On the other hand, there is a reason why the U.S. Declaration of Independence says we should have "life, liberty, and
pursuit of happiness," and not happiness itself. Science shows that there is a negative correlation between materialism and well-being (e.g.,
Li, 2025;
Teng et al., 2022;
Górnik-Durose, 2019), whether that is lower life satisfaction, higher anxiety, or increased depression. As one accumulates more possessions, one has to guard and protect them due to fear of loss (Bartenura, commentary on Pirkei Avot 2:7). This sort of fear, anxiety, and attachment to material possessions can erode spiritual life (Maharal).
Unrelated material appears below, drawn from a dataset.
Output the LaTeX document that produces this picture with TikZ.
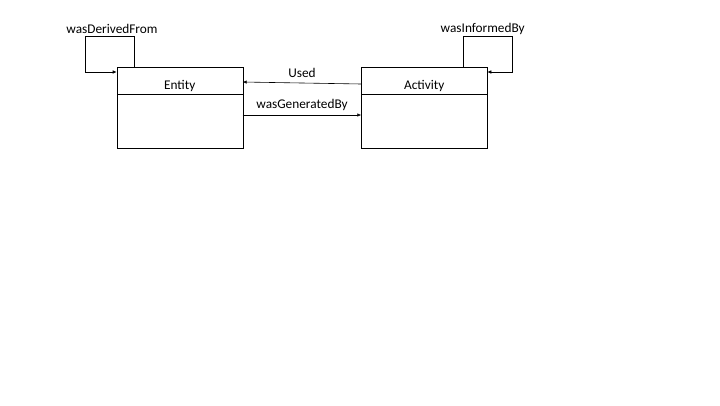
\documentclass[tikz,border=0pt]{standalone}
\usepackage{fontspec}
\setmainfont{Carlito}
\usetikzlibrary{arrows.meta, positioning}

\begin{document}
\begin{tikzpicture}[
        x=1pt, y=-1pt,
        every node/.style={font=\fontsize{13.3}{16}\selectfont},
        cabecera/.style={draw, outer sep=0pt, minimum width=126pt, minimum height=27.6pt,
            inner sep=0pt, text height=17pt, text depth=0pt},
        cuerpo/.style={draw, outer sep=0pt, minimum width=126pt, minimum height=53.4pt, inner sep=0pt},
        flecha/.style={-{Latex[length=4pt, width=3.5pt]}, line width=0.6pt}
    ]
    \useasboundingbox (0,0) rectangle (720,405);

    % Entidad
    \node[cabecera] (entidad) at (179.7,80.5) {Entity};
    \node[cuerpo, below=0pt of entidad] (entidadCuerpo) {};

    % Actividad
    \node[cabecera] (actividad) at (424.3,80.5) {Activity};
    \node[cuerpo, below=0pt of actividad] (actividadCuerpo) {};

    % Relaciones entre las dos
    \draw[flecha] ([yshift=-3.5pt]actividad.west) -- ([yshift=-1.5pt]entidad.east)
        node[midway, above=2pt] (used) {Used};
    \draw[flecha] ([yshift=6pt]entidadCuerpo.east) -- ([yshift=6pt]actividadCuerpo.west)
        node[midway, above=0.5pt] (generada) {wasGeneratedBy};

    % Bucles
    \draw[flecha] ([xshift=17.6pt]entidad.north west) -- ++(0,-30) -- ++(-48.6,0)
        |- ([yshift=-5.3pt]entidad.north west);
    \node (derivada) at (112,28.5) {wasDerivedFrom};
    \draw[flecha] ([xshift=-24.3pt]actividad.north east) -- ++(0,-30) -- ++(49,0)
        |- ([yshift=-5.3pt]actividad.north east);
    \node (informada) at (482.7,28.5) {wasInformedBy};
\end{tikzpicture}
\end{document}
Social comparison also reduces happiness and well-being because
it breeds envy, lowers self-esteem, and creates a sense of scarcity (e.g.,
Liao, 2021;
Liu and Wang, 2016;
Hagerty, 2000). There is also the classic study comparing lottery winners to paralyzed accident victims (
Brickman et al., 1978) in which the respective events affect happiness, but eventually hedonic adaptation kicks in and what used to feel like "enough" becomes the new norm. In Ecclesiastes (
2:10-11), King Solomon acquired mass wealth and still called it a vanity because of this hedonic adaptation.
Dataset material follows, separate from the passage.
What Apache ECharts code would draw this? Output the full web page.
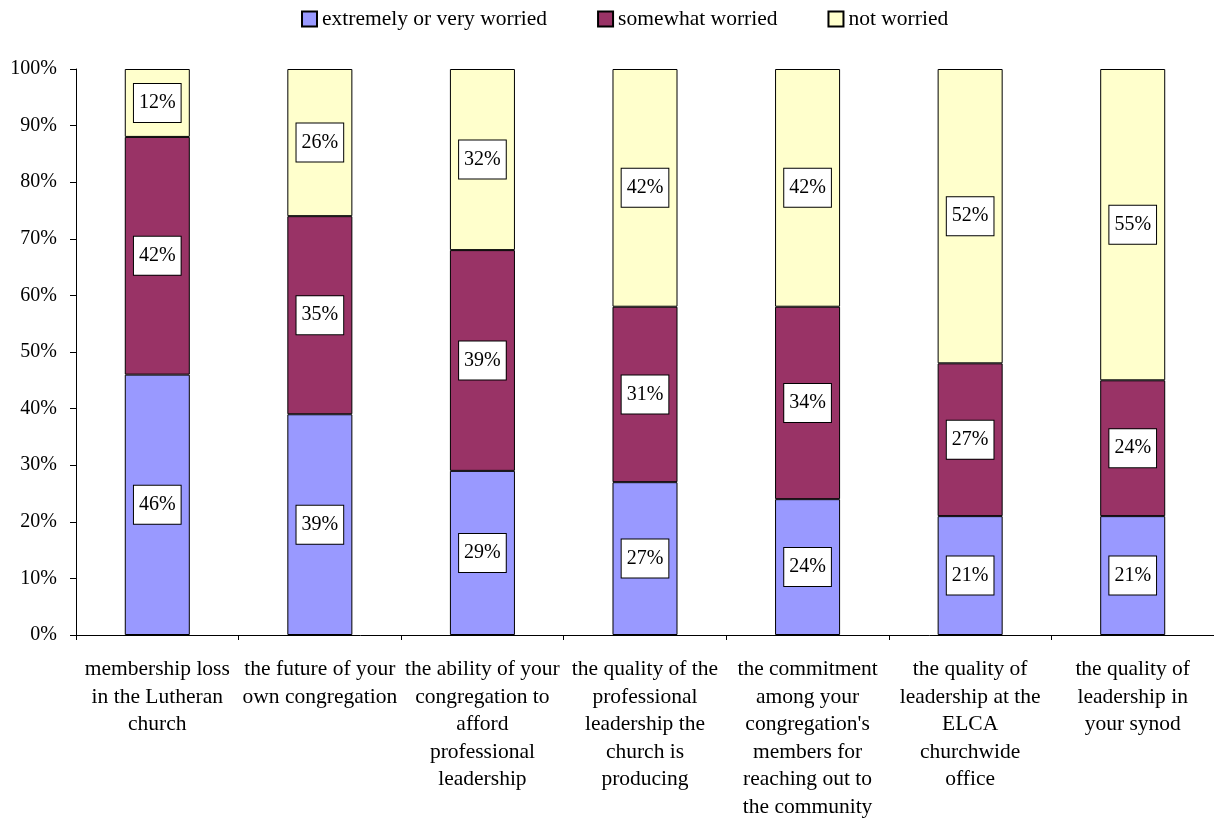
<!DOCTYPE html>
<html>
<head>
<meta charset="utf-8">
<script src="https://cdn.jsdelivr.net/npm/echarts@6/dist/echarts.min.js"></script>
<style>
  html, body { margin: 0; padding: 0; background: #fff; }
  #chart { width: 1214px; height: 821px; }
</style>
</head>
<body>
<div id="chart"></div>
<script>
// Survey items (category axis labels)
const categories = [
  "membership loss\nin the Lutheran\nchurch",
  "the future of your\nown congregation",
  "the ability of your\ncongregation to\nafford\nprofessional\nleadership",
  "the quality of the\nprofessional\nleadership the\nchurch is\nproducing",
  "the commitment\namong your\ncongregation's\nmembers for\nreaching out to\nthe community",
  "the quality of\nleadership at the\nELCA\nchurchwide\noffice",
  "the quality of\nleadership in\nyour synod"
];

// Share of respondents (%) per level of worry
const veryWorried = [46, 39, 29, 27, 24, 21, 21];
const somewhatWorried = [42, 35, 39, 31, 34, 27, 24];
const notWorried = [12, 26, 32, 42, 42, 52, 55];

const seriesNames = ["extremely or very worried", "somewhat worried", "not worried"];
const seriesColors = ["#9999FF", "#993366", "#FFFFCC"];
const seriesValues = [veryWorried, somewhatWorried, notWorried];

const FONT = "'Liberation Serif', 'Times New Roman', serif";

const chart = echarts.init(document.getElementById('chart'), null, { renderer: 'canvas' });

const series = seriesNames.map((name, i) => ({
  name: name,
  type: 'bar',
  stack: 'total',
  barWidth: '40%',
  data: seriesValues[i],
  itemStyle: { color: seriesColors[i], borderColor: '#000', borderWidth: 1 },
  label: {
    show: true,
    position: 'inside',
    formatter: '{c}%',
    color: '#000',
    fontFamily: FONT,
    fontSize: 20,
    backgroundColor: '#fff',
    borderColor: '#000',
    borderWidth: 1,
    padding: [9, 5, 9, 5]
  },
  emphasis: { disabled: true }
}));

chart.setOption({
  animation: false,
  backgroundColor: '#fff',
  legend: {
    top: 8,
    left: 301,
    padding: 0,
    itemWidth: 15,
    itemHeight: 15,
    itemGap: 50,
    icon: 'rect',
    textStyle: { fontFamily: FONT, fontSize: 21.5, color: '#000' },
    data: seriesNames
  },
  grid: { left: 76, right: -1, top: 69, bottom: 185, containLabel: false },
  xAxis: {
    type: 'category',
    data: categories,
    axisLine: { lineStyle: { color: '#000', width: 1 } },
    axisTick: { show: true, length: 5, interval: 0, lineStyle: { color: '#000' } },
    axisLabel: {
      interval: 0,
      margin: 21,
      color: '#000',
      fontFamily: FONT,
      fontSize: 21.5,
      lineHeight: 27.5,
      align: 'center'
    }
  },
  yAxis: {
    type: 'value',
    min: 0,
    max: 100,
    interval: 10,
    axisLine: { show: true, lineStyle: { color: '#000', width: 1 } },
    axisTick: { show: true, length: 6, lineStyle: { color: '#000' } },
    splitLine: { show: false },
    axisLabel: {
      formatter: '{value}%',
      margin: 19,
      color: '#000',
      fontFamily: FONT,
      fontSize: 20
    }
  },
  series: series
});
</script>
</body>
</html>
Modern-day science affirms the Jewish assertion that abundance of material wealth and focusing on that material wealth bring anxiety, clutter, and the pressure to maintain an image.
What Works Instead of Materialism
If buying a bunch of stuff is not the answer, then
what is the key to happiness? Remember that bit about "more possessions, more worry"? The second half of that portion in Pirke Avot 2:7 provides an antidote: "If one has acquired Torah, one is increased in wisdom; if one has acquired a good friend, one is increased in good; if one has acquired a good neighbor, one is increased in peace." You do not have to be Jewish to understand this concept. It is about improving one's wisdom, one's sense of ethics, and improving interpersonal relationships, or in short, the intangibles. This concept lines up with studies showing that experiences typically provide stronger more lasting happiness than material wealth (
Kumar et al., 2020;
Weidman and Dunn, 2016;
Van Boven and Gilovich, 2003).
Pirke Avot gives us another antidote (4:1): "Who is rich? One who rejoices in their lot." Richness is not about wanting more of what you do not have. It is in part wanting less, but more importantly it is about accepting and appreciating what you do have. Rabbeinu Yonah's commentary suggests that one could have a multitude of material possessions but never feel satisfied. This is not to say that rich people are unhappy, but that material possessions do not guarantee happiness. To quote
Ecclesiastes 5:9, "He who loves silver will not be happy with silver."
This is not a piece saying that all material possessions are bad, that money is evil, or that the only way to be happy is to live with bare bone essentials. It is about shifting one's perception of wealth from what one has (or does not have) to defining it by one's capacity to appreciate what one does have. It means saying "more would be nice, but it is not a prerequisite for joy." It means being satisfied with your lot, not someone else's. Sukkot invites us into that mindset each year: to step away from a false sense of permanence and into simplicity. It helps us rediscover how little we actually need to feel whole.
Traveling with merely a duffle bag and a backpack, I have not had so few material possessions on hand during my adult life. Yet I have a sense of personal and spiritual fullness that I have not felt in years. It does not mean that I will donate all my possessions when I get back to the United States and go all minimalist. It means that I measure wealth differently and that I appreciate the non-tangibles a lot more, whether that is a meaningful conversation, helping out others or a good, long laugh with a friend. That sort of richness does not fade or break. Perhaps that is the truest form of joy out there.